> DATASET CONTENT:
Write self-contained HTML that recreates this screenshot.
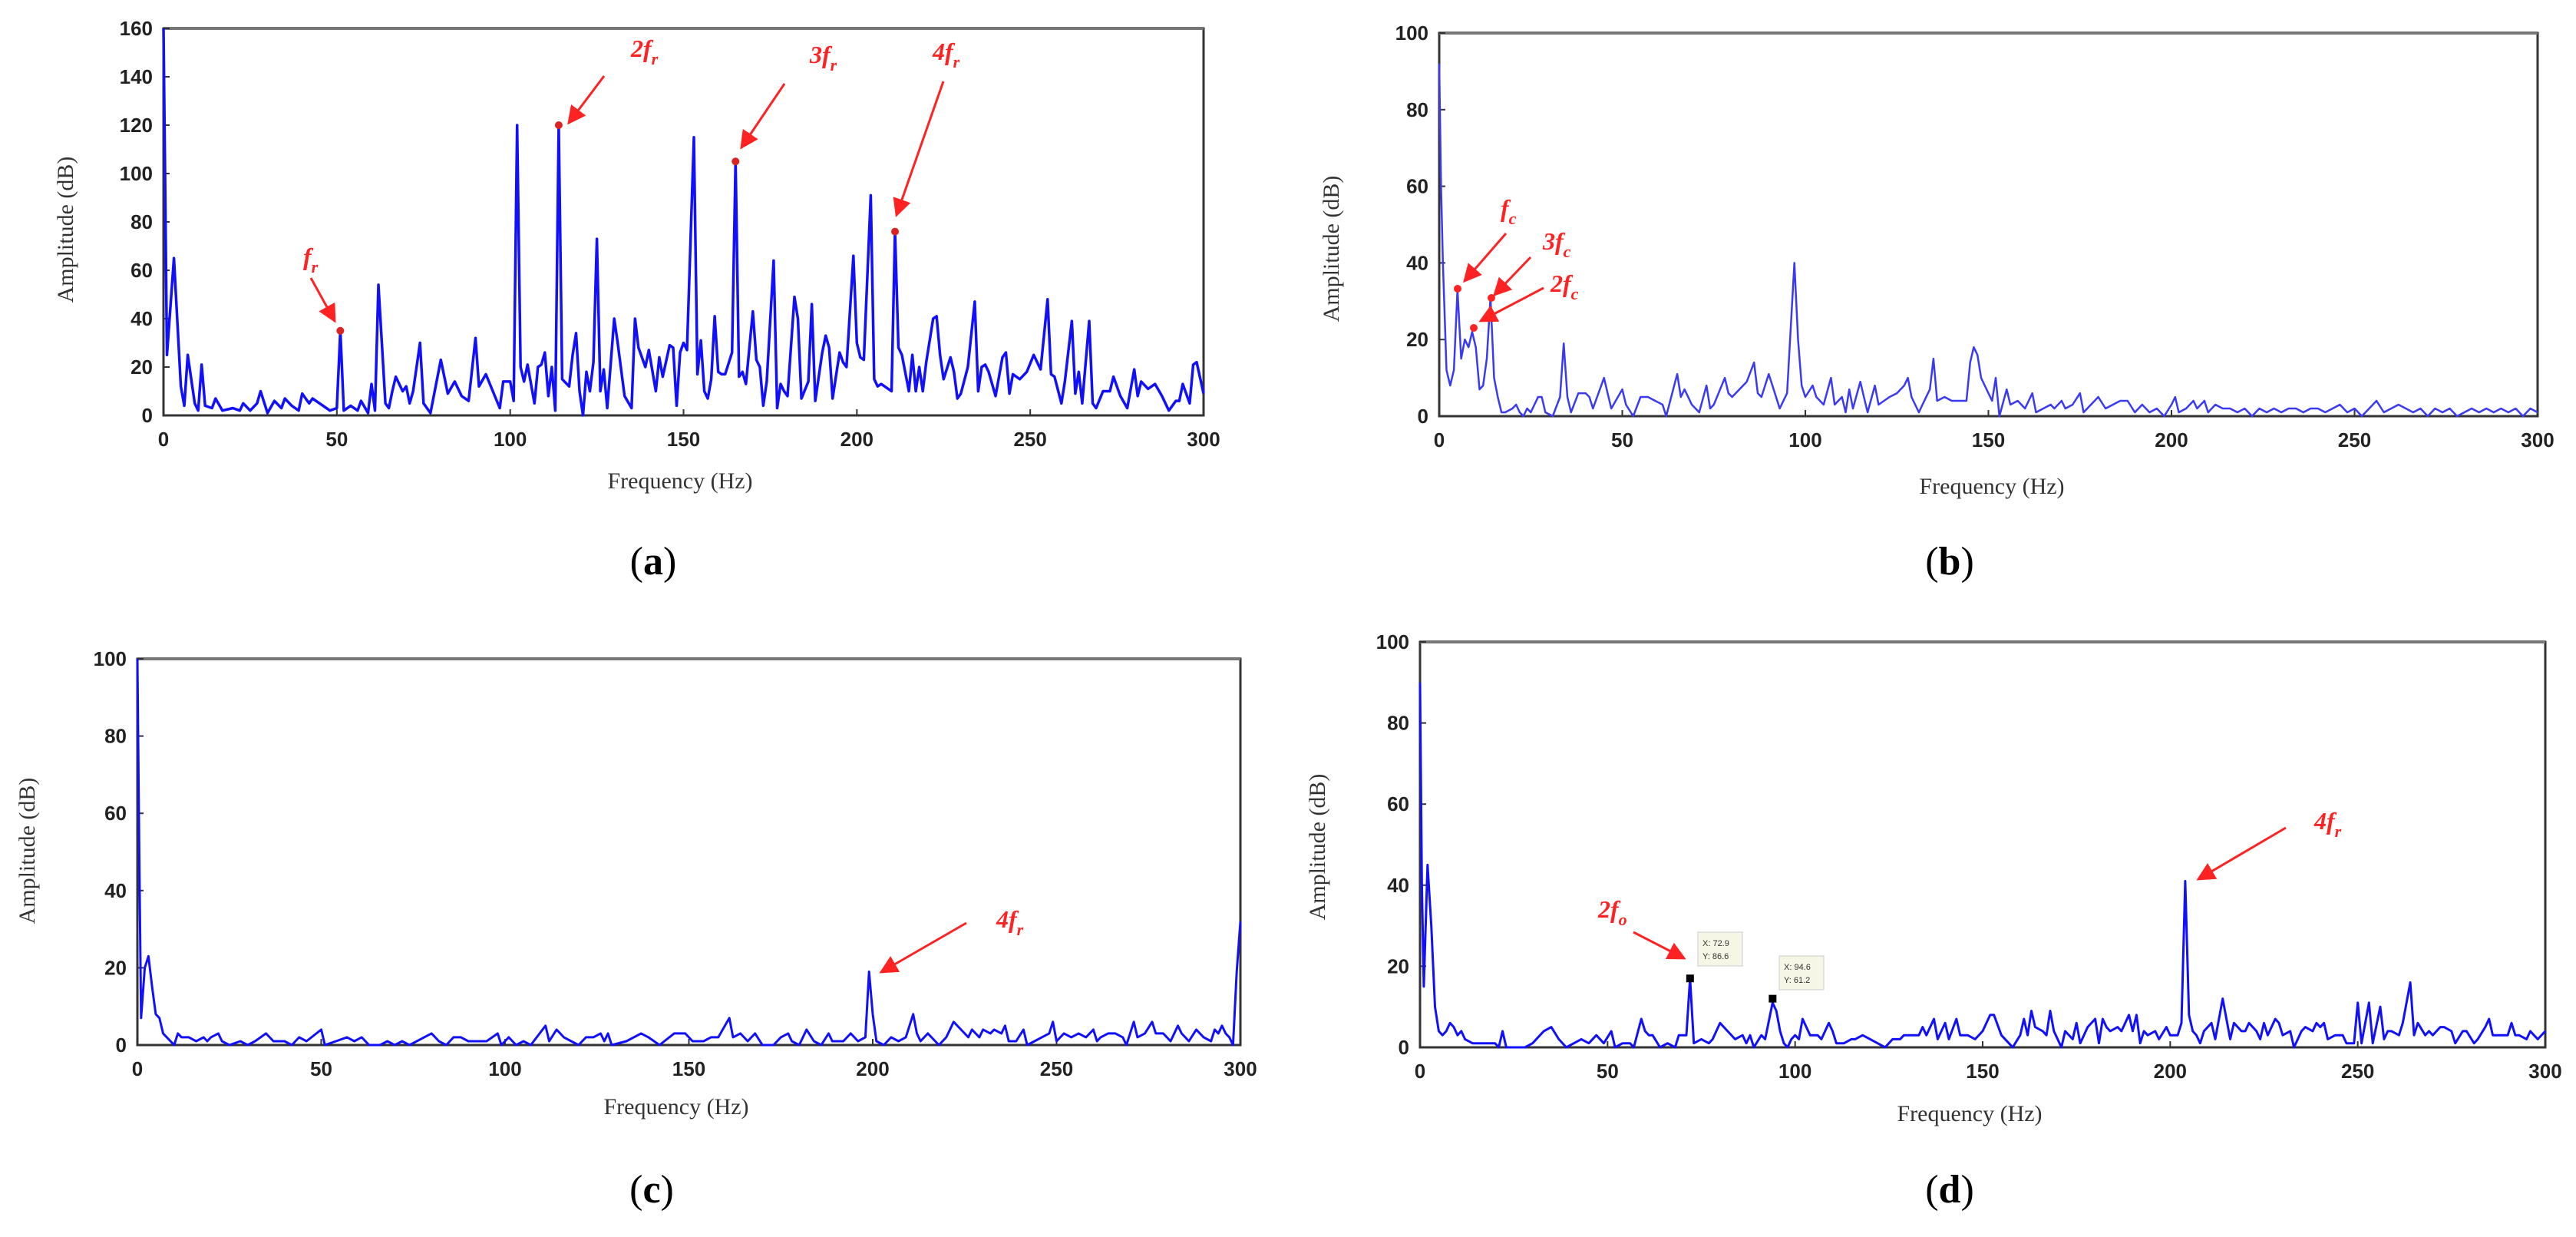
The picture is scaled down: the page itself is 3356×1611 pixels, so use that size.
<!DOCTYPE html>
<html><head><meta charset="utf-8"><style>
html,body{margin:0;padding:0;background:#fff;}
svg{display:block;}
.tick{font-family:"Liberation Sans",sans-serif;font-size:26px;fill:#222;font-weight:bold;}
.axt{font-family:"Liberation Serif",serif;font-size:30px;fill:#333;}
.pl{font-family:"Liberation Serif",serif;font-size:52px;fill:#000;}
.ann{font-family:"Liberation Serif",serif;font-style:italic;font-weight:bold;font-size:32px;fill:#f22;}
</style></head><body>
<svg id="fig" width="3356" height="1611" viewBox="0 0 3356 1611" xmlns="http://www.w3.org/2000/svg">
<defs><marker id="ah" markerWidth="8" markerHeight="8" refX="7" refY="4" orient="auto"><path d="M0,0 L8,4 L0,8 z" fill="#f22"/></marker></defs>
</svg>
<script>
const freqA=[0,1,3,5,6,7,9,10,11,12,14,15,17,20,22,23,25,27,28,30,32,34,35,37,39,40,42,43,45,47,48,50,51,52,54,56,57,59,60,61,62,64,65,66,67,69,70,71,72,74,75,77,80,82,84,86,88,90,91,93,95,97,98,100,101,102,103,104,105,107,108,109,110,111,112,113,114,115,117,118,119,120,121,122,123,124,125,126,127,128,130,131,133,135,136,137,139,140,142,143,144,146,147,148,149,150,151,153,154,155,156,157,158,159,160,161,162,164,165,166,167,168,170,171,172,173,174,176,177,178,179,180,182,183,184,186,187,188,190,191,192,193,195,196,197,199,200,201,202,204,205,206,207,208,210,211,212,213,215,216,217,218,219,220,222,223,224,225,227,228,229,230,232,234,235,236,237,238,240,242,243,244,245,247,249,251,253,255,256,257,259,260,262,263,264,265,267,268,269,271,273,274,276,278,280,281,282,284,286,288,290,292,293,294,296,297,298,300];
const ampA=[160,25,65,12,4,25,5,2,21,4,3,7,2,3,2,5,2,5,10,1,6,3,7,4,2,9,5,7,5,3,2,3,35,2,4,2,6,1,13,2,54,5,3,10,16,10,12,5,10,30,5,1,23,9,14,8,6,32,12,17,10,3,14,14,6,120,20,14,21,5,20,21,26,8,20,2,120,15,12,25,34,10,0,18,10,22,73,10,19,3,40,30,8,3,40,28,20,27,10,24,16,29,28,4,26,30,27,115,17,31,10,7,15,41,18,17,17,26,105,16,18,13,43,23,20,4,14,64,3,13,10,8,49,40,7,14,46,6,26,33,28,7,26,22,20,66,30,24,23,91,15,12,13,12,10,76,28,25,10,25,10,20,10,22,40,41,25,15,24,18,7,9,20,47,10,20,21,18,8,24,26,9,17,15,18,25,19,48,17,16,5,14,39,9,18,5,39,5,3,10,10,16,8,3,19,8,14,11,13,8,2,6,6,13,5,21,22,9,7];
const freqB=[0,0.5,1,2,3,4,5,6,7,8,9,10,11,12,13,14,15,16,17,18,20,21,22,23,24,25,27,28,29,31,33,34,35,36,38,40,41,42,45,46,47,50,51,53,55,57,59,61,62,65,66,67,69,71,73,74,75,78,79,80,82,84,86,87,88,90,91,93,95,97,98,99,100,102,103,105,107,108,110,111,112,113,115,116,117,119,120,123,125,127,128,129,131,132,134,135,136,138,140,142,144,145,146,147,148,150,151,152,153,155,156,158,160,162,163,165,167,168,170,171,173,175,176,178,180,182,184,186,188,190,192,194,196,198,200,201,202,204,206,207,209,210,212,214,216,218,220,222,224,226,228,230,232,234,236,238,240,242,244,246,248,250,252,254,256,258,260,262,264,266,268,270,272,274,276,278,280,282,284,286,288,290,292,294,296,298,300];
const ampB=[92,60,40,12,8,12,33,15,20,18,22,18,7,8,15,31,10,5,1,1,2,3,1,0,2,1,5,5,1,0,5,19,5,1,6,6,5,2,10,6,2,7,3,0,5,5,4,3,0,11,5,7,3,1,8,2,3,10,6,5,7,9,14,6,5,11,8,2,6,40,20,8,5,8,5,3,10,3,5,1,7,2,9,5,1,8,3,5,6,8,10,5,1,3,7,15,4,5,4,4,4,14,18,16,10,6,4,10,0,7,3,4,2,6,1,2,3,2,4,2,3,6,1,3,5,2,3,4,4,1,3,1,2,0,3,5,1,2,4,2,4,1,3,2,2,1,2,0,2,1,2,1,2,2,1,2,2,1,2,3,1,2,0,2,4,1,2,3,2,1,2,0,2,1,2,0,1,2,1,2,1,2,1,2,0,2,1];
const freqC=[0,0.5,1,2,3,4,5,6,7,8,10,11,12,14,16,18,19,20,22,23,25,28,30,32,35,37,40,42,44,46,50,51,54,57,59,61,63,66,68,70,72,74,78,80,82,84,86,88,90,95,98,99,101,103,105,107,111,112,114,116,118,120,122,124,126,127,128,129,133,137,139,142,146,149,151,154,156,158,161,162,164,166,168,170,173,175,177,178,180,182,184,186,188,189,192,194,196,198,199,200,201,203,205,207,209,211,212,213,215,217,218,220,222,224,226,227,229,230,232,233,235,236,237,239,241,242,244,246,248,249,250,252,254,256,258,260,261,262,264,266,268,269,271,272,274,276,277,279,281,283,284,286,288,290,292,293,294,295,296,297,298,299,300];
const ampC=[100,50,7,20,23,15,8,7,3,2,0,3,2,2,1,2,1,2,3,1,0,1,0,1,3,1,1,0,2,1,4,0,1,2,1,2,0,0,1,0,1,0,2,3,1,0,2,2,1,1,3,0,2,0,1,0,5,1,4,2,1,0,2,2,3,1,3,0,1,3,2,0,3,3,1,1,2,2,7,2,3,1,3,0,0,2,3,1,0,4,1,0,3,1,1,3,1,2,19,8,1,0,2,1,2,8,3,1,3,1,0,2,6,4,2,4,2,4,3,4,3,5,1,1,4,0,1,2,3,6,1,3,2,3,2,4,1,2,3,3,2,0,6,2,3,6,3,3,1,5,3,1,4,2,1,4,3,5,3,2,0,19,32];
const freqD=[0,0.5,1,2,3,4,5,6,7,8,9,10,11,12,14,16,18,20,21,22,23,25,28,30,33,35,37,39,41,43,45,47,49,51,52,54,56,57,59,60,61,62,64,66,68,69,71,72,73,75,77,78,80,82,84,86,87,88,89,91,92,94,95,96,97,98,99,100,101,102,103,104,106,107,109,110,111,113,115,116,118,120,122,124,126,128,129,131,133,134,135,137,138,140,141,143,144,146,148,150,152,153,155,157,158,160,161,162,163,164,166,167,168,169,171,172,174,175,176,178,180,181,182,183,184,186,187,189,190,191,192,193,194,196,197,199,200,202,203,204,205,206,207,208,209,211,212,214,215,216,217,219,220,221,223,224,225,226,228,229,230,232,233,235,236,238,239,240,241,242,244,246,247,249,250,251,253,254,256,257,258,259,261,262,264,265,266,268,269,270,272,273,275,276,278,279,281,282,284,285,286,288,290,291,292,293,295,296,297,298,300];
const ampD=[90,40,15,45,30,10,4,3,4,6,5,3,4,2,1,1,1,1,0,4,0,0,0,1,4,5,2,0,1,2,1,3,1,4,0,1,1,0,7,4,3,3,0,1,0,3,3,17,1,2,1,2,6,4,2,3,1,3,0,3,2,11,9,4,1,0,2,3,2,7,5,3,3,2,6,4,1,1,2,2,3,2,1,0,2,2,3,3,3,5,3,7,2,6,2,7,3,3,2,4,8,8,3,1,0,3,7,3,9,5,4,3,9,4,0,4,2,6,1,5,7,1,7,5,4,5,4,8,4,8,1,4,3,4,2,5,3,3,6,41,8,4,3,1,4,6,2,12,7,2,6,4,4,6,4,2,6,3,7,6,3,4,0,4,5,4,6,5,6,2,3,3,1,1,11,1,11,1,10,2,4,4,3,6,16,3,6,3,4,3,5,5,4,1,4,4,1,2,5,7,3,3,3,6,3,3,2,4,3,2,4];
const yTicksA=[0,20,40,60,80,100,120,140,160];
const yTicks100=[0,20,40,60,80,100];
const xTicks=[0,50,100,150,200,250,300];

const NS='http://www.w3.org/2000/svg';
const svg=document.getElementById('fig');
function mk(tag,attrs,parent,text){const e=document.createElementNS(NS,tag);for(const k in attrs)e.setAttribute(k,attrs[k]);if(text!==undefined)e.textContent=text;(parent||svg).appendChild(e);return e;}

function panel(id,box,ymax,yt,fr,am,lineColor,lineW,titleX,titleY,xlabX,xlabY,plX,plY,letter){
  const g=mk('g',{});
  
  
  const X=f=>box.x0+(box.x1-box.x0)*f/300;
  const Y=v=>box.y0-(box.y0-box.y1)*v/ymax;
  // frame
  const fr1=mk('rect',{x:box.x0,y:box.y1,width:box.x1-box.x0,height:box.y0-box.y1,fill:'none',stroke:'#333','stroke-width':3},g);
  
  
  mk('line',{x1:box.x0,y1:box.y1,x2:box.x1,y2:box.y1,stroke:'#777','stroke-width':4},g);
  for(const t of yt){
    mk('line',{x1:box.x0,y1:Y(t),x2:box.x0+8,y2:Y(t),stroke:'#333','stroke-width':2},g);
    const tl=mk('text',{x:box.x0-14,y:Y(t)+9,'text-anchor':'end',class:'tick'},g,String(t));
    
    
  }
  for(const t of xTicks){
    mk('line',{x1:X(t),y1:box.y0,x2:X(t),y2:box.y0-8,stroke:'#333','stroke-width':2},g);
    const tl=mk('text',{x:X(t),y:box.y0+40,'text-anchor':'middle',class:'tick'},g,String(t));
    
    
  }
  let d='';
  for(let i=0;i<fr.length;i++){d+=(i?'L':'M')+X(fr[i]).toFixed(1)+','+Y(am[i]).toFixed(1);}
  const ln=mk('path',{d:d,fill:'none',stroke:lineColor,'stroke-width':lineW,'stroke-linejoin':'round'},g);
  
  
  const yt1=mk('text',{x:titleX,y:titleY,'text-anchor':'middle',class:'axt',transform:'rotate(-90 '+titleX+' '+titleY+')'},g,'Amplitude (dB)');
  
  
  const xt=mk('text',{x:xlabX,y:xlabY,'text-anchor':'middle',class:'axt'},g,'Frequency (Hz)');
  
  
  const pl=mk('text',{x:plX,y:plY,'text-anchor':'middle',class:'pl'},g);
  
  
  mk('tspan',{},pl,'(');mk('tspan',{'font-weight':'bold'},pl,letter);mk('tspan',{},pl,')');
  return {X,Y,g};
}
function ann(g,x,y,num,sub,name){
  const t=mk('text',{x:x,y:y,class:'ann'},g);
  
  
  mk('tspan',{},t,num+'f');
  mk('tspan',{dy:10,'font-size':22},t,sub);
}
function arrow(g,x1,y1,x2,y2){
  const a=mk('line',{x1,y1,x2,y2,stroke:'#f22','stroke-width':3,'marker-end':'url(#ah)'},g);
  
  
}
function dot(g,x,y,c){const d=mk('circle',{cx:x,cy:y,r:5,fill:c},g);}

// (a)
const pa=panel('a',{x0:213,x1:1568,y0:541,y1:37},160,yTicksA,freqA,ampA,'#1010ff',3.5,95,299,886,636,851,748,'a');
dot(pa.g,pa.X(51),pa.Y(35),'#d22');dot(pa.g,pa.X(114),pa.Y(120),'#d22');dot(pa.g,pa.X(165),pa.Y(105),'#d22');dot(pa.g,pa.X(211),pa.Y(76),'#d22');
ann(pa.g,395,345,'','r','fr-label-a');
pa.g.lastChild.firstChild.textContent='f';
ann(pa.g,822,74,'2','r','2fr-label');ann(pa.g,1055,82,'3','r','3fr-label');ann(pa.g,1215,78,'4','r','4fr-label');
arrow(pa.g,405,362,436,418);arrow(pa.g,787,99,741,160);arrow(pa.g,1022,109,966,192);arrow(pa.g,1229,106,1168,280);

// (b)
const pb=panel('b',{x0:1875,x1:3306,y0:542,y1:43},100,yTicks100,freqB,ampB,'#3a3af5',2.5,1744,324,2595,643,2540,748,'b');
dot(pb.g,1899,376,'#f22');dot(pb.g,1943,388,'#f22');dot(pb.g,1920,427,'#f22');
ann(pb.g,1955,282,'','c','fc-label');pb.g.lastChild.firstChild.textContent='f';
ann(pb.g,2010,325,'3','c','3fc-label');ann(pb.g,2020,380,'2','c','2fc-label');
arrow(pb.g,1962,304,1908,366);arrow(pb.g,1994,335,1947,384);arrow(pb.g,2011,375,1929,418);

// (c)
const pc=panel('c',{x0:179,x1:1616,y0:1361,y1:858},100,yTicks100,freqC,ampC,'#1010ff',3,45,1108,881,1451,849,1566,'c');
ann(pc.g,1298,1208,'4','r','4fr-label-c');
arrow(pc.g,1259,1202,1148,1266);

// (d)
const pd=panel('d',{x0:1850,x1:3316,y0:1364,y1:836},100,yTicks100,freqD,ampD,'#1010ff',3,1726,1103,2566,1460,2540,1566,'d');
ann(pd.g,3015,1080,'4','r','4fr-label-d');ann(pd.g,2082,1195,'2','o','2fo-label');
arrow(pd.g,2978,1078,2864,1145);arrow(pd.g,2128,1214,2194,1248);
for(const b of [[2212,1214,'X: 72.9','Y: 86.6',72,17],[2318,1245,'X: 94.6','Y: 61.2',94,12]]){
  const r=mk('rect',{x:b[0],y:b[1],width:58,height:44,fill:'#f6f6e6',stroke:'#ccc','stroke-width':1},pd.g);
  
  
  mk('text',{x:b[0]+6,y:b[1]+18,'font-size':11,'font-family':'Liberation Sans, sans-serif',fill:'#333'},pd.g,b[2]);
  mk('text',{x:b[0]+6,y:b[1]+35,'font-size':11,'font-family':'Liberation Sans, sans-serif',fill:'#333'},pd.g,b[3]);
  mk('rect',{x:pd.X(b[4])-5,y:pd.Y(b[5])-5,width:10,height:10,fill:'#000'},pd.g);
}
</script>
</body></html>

> WHAT TO DO:
Write out every line of the listing that holds the word "size".

> ANSWER TO THIS TASK:
The picture is scaled down: the page itself is 3356×1611 pixels, so use that size.
.tick{font-family:"Liberation Sans",sans-serif;font-size:26px;fill:#222;font-weight:bold;}
.axt{font-family:"Liberation Serif",serif;font-size:30px;fill:#333;}
.pl{font-family:"Liberation Serif",serif;font-size:52px;fill:#000;}
.ann{font-family:"Liberation Serif",serif;font-style:italic;font-weight:bold;font-size:32px;fill:#f22;}
  mk('tspan',{dy:10,'font-size':22},t,sub);
  mk('text',{x:b[0]+6,y:b[1]+18,'font-size':11,'font-family':'Liberation Sans, sans-serif',fill:'#333'},pd.g,b[2]);
  mk('text',{x:b[0]+6,y:b[1]+35,'font-size':11,'font-family':'Liberation Sans, sans-serif',fill:'#333'},pd.g,b[3]);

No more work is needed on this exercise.